Although faced with tepid power demand from distribution companies
(discoms) as the energy scenario in the country remains muted, India Power Corporation
(IPC) is focusing on increasing its generation capacity through the acquisition route as it believes that there will be a demand rebound in the next one and a half years.
After the acquisition of 89 per cent controlling stake in the 1,000 megawatt (Mw) Meenakshi Energy power plant
in Nellore in Andhra Pradesh, the company has acquired a 36-Mw solar power plant
from Punj Lloyd in Uttarakhand where it is investing Rs 225 crore.
Currently, IPC’s generation capacity stands at 1,650 Mw, of which around 450 Mw has been commissioned while it has short-term power purchase agreements (PPAs) with Telangana and Andhra Pradesh for 200 Mw.

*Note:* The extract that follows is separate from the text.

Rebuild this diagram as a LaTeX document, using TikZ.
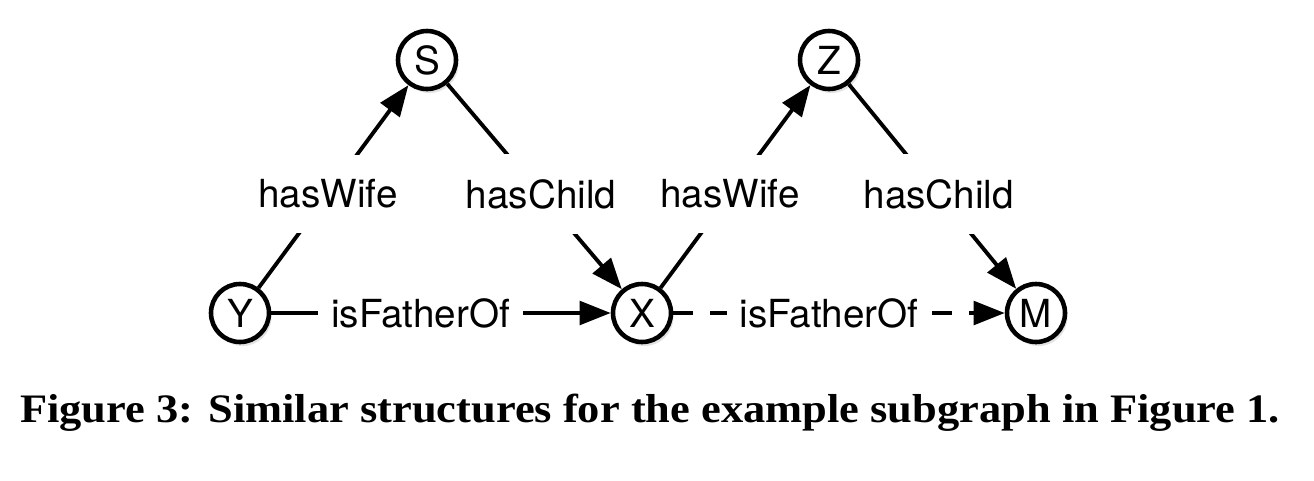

The company’s chairman, Hemant Kanoria, said that project commissioning is being delayed on account of tepid demand of power from discoms.
However, the company is keeping provisions ready to commission the projects once demand starts picking up.
His son, Raghav Raj Kanoria, who will be taking charge as IPC’s additional director as well as managing director from June 1, said, “In another 1-1.5 years, we expect the demand from discoms
to pick up.”
However, although its 250 Mw is idling on account of lack of PPAs, IPC
isn’t keen to sell power to exchanges.
“The rate is low and we would prefer not to sell more than 30 per cent of the total generation to them,” Raghav Raj Kanoria said, adding that IPC
is eyeing further acquisitions in Uttar Pradesh, Jharkhand, and Maharashtra, both in renewable as well as thermal categories.
Previously, Hemant Kanoria, who has targeted a 2,000-Mw capacity in the near term, had indicated that the company’s growth in power generation would be through the acquisition route and he will be eyeing stressed plants owned by private companies.
While the company, optimist about the power demand rebound, is focusing on expanding the generation portfolio, it is also keen to expand its distribution network as well from the current licences in Gaya in Bihar and Asansol in West Bengal.
“We will be looking at Rajasthan, Jharkhand, Odisha and Uttarakhand for distribution licences,” Raghav Raj Kanoria said.
Currently, the distribution business accounts for 50 per cent of the company’s turnover. However, its share is likely to fall to 25 per cent in the near term as the company will renew its focus on the generation business.
“Ideally we want to keep distribution’s share at 50 per cent”, he added.
For the financial year ended March 31, 2017, IPC
posted a 1.43 per cent increase in its net profit at Rs 38.18 crore as against the profit of Rs 37.64 crore during 2015-16.